Starting out on one of the album’s highlight, Wizard, with its superb rhythm section and Latin percussions ala Santana and Al’s guitar, often Santana-esque as well. Starting almost on the same feel, the title track is a tremendous piece, where Al and Chick trade incredibly fast and virtuosi lines. But in this case, Al’s guitar resembles more McLaughlin’s while the Latin percussions might sound a bit odd for this supposedly Norwegian-inspired track. In terms of jazz-rock, this album would be stuck between Santana’s bests (Caravanserai), Mahavishnu’s best (Birds Of Fire) and RTF’s Romantic Warrior. Closing the album’s first side is a slow Bach piece (Sarabande), which might sound out of place, but provides a welcome interlude.

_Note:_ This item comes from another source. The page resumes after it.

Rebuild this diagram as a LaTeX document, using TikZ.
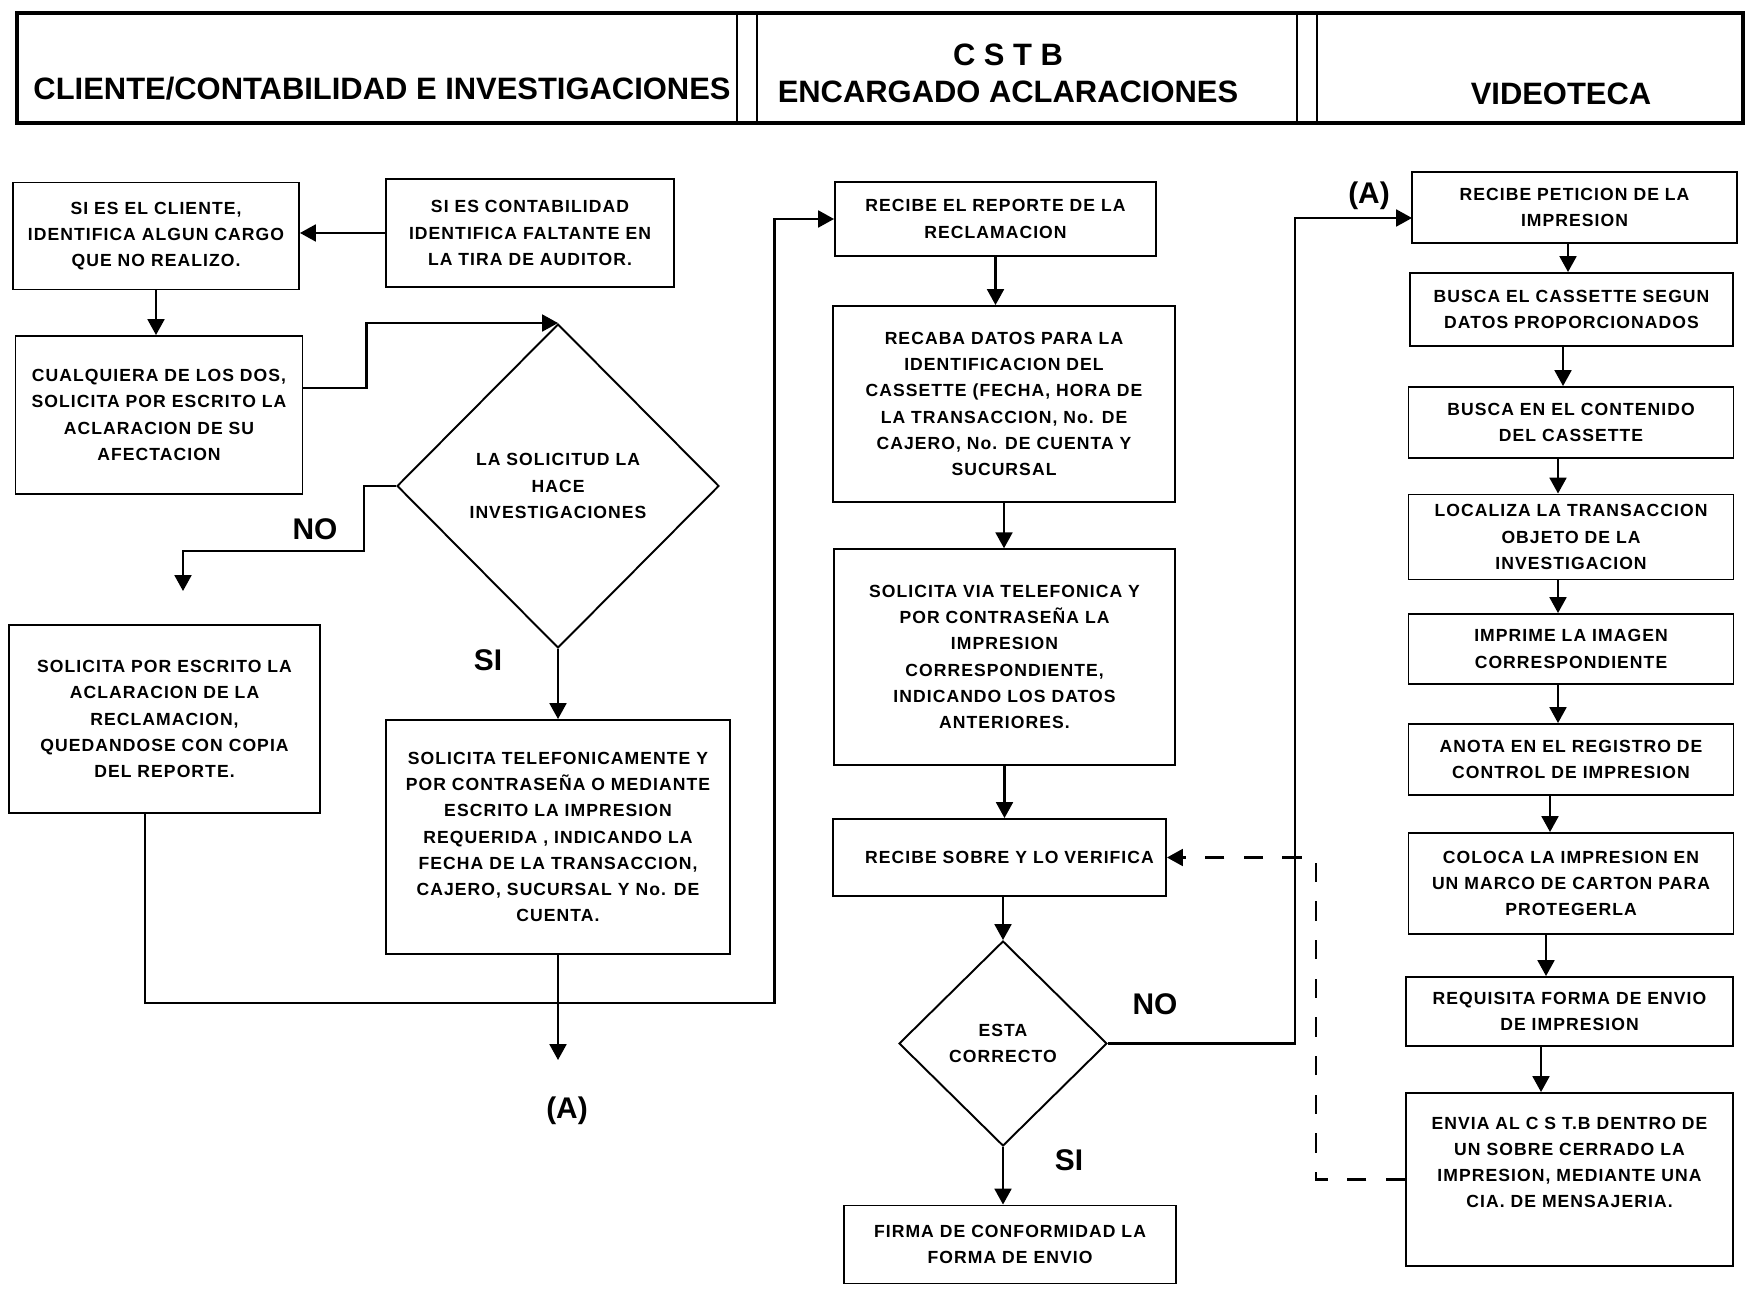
\documentclass[tikz,border=0pt]{standalone}
\usepackage{fontspec}
\setmainfont{Liberation Sans}
\newfontfamily\cajafont{Liberation Sans}[LetterSpace=6.0]
\usepackage{tikz}
\usetikzlibrary{shapes.geometric,arrows.meta,positioning,calc}

\begin{document}
\begin{tikzpicture}[
        caja/.style={draw, line width=0.55pt, align=center, inner sep=1pt,
            font=\cajafont\bfseries\fontsize{5}{7.45}\selectfont},
        rombo/.style={caja, diamond, inner sep=0pt},
        flecha/.style={line width=0.6pt, -{Triangle[length=4.5pt,width=4.8pt]}},
        retorno/.style={flecha, dash pattern=on 5.5pt off 5.5pt},
        etiqueta/.style={font=\bfseries\fontsize{8.5}{10}\selectfont},
        titulo/.style={font=\bfseries\fontsize{8.8}{10}\selectfont}
    ]
        \useasboundingbox (0,0) rectangle (17.5,12.96);

        % Encabezado
        \draw[line width=0.9pt] (0.17,11.73) rectangle (17.43,12.83);
        \draw[line width=0.6pt] (7.37,11.73) -- (7.37,12.83);
        \draw[line width=0.6pt] (7.57,11.73) -- (7.57,12.83);
        \draw[line width=0.6pt] (12.97,11.73) -- (12.97,12.83);
        \draw[line width=0.6pt] (13.17,11.73) -- (13.17,12.83);
        \node[titulo] (carrilCliente) at (3.82,12.07) {CLIENTE/CONTABILIDAD E INVESTIGACIONES};
        \node[titulo] (carrilCstb) at (10.08,12.41) {C S T B};
        \node[titulo] (carrilEncargado) at (10.08,12.04) {ENCARGADO ACLARACIONES};
        \node[titulo] (carrilVideo) at (15.61,12.02) {VIDEOTECA};

        % Cliente / contabilidad e investigaciones
        \node[caja, minimum width=2.86cm, minimum height=1.07cm] (cliente) at (1.56,10.60)
            {SI ES EL CLIENTE,\\IDENTIFICA ALGUN CARGO\\QUE NO REALIZO.};
        \node[caja, minimum width=2.88cm, minimum height=1.08cm] (contab) at (5.30,10.63)
            {SI ES CONTABILIDAD\\IDENTIFICA FALTANTE EN\\LA TIRA DE AUDITOR.};
        \node[caja, minimum width=2.87cm, minimum height=1.58cm] (cualquiera) at (1.59,8.81)
            {CUALQUIERA DE LOS DOS,\\SOLICITA POR ESCRITO LA\\ACLARACION DE SU\\AFECTACION};
        \node[rombo, minimum width=3.22cm, minimum height=3.24cm] (decide) at (5.58,8.10)
            {LA SOLICITUD LA\\HACE\\INVESTIGACIONES};
        \node[caja, minimum width=3.11cm, minimum height=1.875cm] (escrito) at (1.645,5.77)
            {SOLICITA POR ESCRITO LA\\ACLARACION DE LA\\RECLAMACION,\\QUEDANDOSE CON COPIA\\DEL REPORTE.};
        \node[caja, minimum width=3.44cm, minimum height=2.34cm] (telefono) at (5.58,4.59)
            {SOLICITA TELEFONICAMENTE Y\\POR CONTRASEÑA O MEDIANTE\\ESCRITO LA IMPRESION\\REQUERIDA , INDICANDO LA\\FECHA DE LA TRANSACCION,\\CAJERO, SUCURSAL Y No. DE\\CUENTA.};

        \coordinate (finNo) at (1.83,7.05);
        \coordinate (conA) at (5.58,2.36);
        \draw[flecha] (contab.west) -- (contab.west -| cliente.east);
        \draw[flecha] (cliente.south) -- (cliente.south |- cualquiera.north);
        \draw[flecha] ([yshift=2.7mm]cualquiera.east) -- ++(0.63,0) |- (decide.north);
        \draw[flecha] (decide.west) -- ++(-0.32,0) |- (finNo |- 0,7.45) -- (finNo);
        \draw[flecha] (decide.south) -- (telefono.north);
        \draw[flecha] (telefono.south) -- (conA);
        \node[etiqueta] (no1) at (3.15,7.67) {NO};
        \node[etiqueta] (si1) at (4.88,6.36) {SI};
        \node[etiqueta] (letraA1) at (5.67,1.855) {(A)};

        % CSTB encargado aclaraciones
        \node[caja, minimum width=3.21cm, minimum height=0.74cm] (recibe) at (9.955,10.77)
            {RECIBE EL REPORTE DE LA\\RECLAMACION};
        \node[caja, minimum width=3.42cm, minimum height=1.96cm] (recaba) at (10.04,8.92)
            {RECABA DATOS PARA LA\\IDENTIFICACION DEL\\CASSETTE (FECHA, HORA DE\\LA TRANSACCION, No. DE\\CAJERO, No. DE CUENTA Y\\SUCURSAL};
        \node[caja, minimum width=3.41cm, minimum height=2.155cm] (solicita) at (10.045,6.39)
            {SOLICITA VIA TELEFONICA Y\\POR CONTRASEÑA LA\\IMPRESION\\CORRESPONDIENTE,\\INDICANDO LOS DATOS\\ANTERIORES.};
        \node[caja, minimum width=3.33cm, minimum height=0.77cm] (verifica) at (9.995,4.385)
            {\hspace{2mm}RECIBE SOBRE Y LO VERIFICA};
        \node[rombo, minimum width=2.08cm, minimum height=2.05cm] (correcto) at (10.03,2.525)
            {ESTA\\CORRECTO};
        \node[caja, minimum width=3.32cm, minimum height=0.78cm] (firma) at (10.10,0.515)
            {FIRMA DE CONFORMIDAD LA\\FORMA DE ENVIO};

        \draw[flecha] (1.45,0 |- escrito.south) -- (1.45,2.93) -- (7.745,2.93) |- (recibe.west);
        \draw[flecha] (recibe.south) -- (recibe.south |- recaba.north);
        \draw[flecha] (recaba.south) -- (recaba.south |- solicita.north);
        \draw[flecha] (solicita.south) -- (solicita.south |- verifica.north);
        \draw[flecha] (correcto.north |- verifica.south) -- (correcto.north);
        \draw[flecha] (correcto.south) -- (correcto.south |- firma.north);
        \draw[flecha] (correcto.east) -- (12.95,0 |- correcto.east) |- (14.12,10.78);
        \node[etiqueta] (no2) at (11.55,2.915) {NO};
        \node[etiqueta] (si2) at (10.69,1.36) {SI};
        \node[etiqueta] (letraA2) at (13.69,11.00) {(A)};

        % Videoteca
        \node[caja, minimum width=3.25cm, minimum height=0.71cm] (peticion) at (15.745,10.885)
            {RECIBE PETICION DE LA\\IMPRESION};
        \node[caja, minimum width=3.23cm, minimum height=0.73cm] (busca) at (15.715,9.865)
            {BUSCA EL CASSETTE SEGUN\\DATOS PROPORCIONADOS};
        \node[caja, minimum width=3.25cm, minimum height=0.71cm] (contenido) at (15.71,8.735)
            {BUSCA EN EL CONTENIDO\\DEL CASSETTE};
        \node[caja, minimum width=3.25cm, minimum height=0.85cm] (localiza) at (15.71,7.59)
            {LOCALIZA LA TRANSACCION\\OBJETO DE LA\\INVESTIGACION};
        \node[caja, minimum width=3.25cm, minimum height=0.70cm] (imprime) at (15.71,6.47)
            {IMPRIME LA IMAGEN\\CORRESPONDIENTE};
        \node[caja, minimum width=3.25cm, minimum height=0.71cm] (anota) at (15.71,5.365)
            {ANOTA EN EL REGISTRO DE\\CONTROL DE IMPRESION};
        \node[caja, minimum width=3.25cm, minimum height=1.01cm] (coloca) at (15.71,4.125)
            {COLOCA LA IMPRESION EN\\UN MARCO DE CARTON PARA\\PROTEGERLA};
        \node[caja, minimum width=3.27cm, minimum height=0.69cm] (requisita) at (15.695,2.845)
            {REQUISITA FORMA DE ENVIO\\DE IMPRESION};
        \node[caja, minimum width=3.27cm, minimum height=1.73cm] (envia) at (15.695,1.165)
            {ENVIA AL C S T.B DENTRO DE\\UN SOBRE CERRADO LA\\IMPRESION, MEDIANTE UNA\\CIA. DE MENSAJERIA.\\[0.8mm]};

        \draw[flecha] (15.68,0 |- peticion.south) -- (15.68,0 |- busca.north);
        \draw[flecha] (15.63,0 |- busca.south) -- (15.63,0 |- contenido.north);
        \draw[flecha] (15.58,0 |- contenido.south) -- (15.58,0 |- localiza.north);
        \draw[flecha] (15.58,0 |- localiza.south) -- (15.58,0 |- imprime.north);
        \draw[flecha] (15.58,0 |- imprime.south) -- (15.58,0 |- anota.north);
        \draw[flecha] (15.50,0 |- anota.south) -- (15.50,0 |- coloca.north);
        \draw[flecha] (15.46,0 |- coloca.south) -- (15.46,0 |- requisita.north);
        \draw[flecha] (15.41,0 |- requisita.south) -- (15.41,0 |- envia.north);

        % Regreso del sobre
        \draw[retorno] (envia.west) -- ++(-0.89,0) |- (verifica.east);
    \end{tikzpicture}
\end{document}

On the flipside, the album starts on the equally underwhelming, a progressive piece that comes with delicate female/male vocals that could come out of Carlos Santana & Alice Coltrane’s Illuminations. The lengthy three-part suite Golden Dawn brings us back to the album’s main focus, a sizzling JR/F (can’t speak of pure fusion jazz album yet). You’d swear this was McLaughlin with Hammer duelling/duetting back in 72 for BOF. The closing Black Forest is a Chick Corea-written acoustic piece that displays the duo’s talents and closely the album in a very worthy manner.

ADM’s solo debut album is one of the late 70’s crown jewels, one of those albums that will probably never age and is part of the history of its genre. A very highly and warmly recommended album, and probably my favourite, even over the usually better rated Elegant Gypsy album that was to follow this one.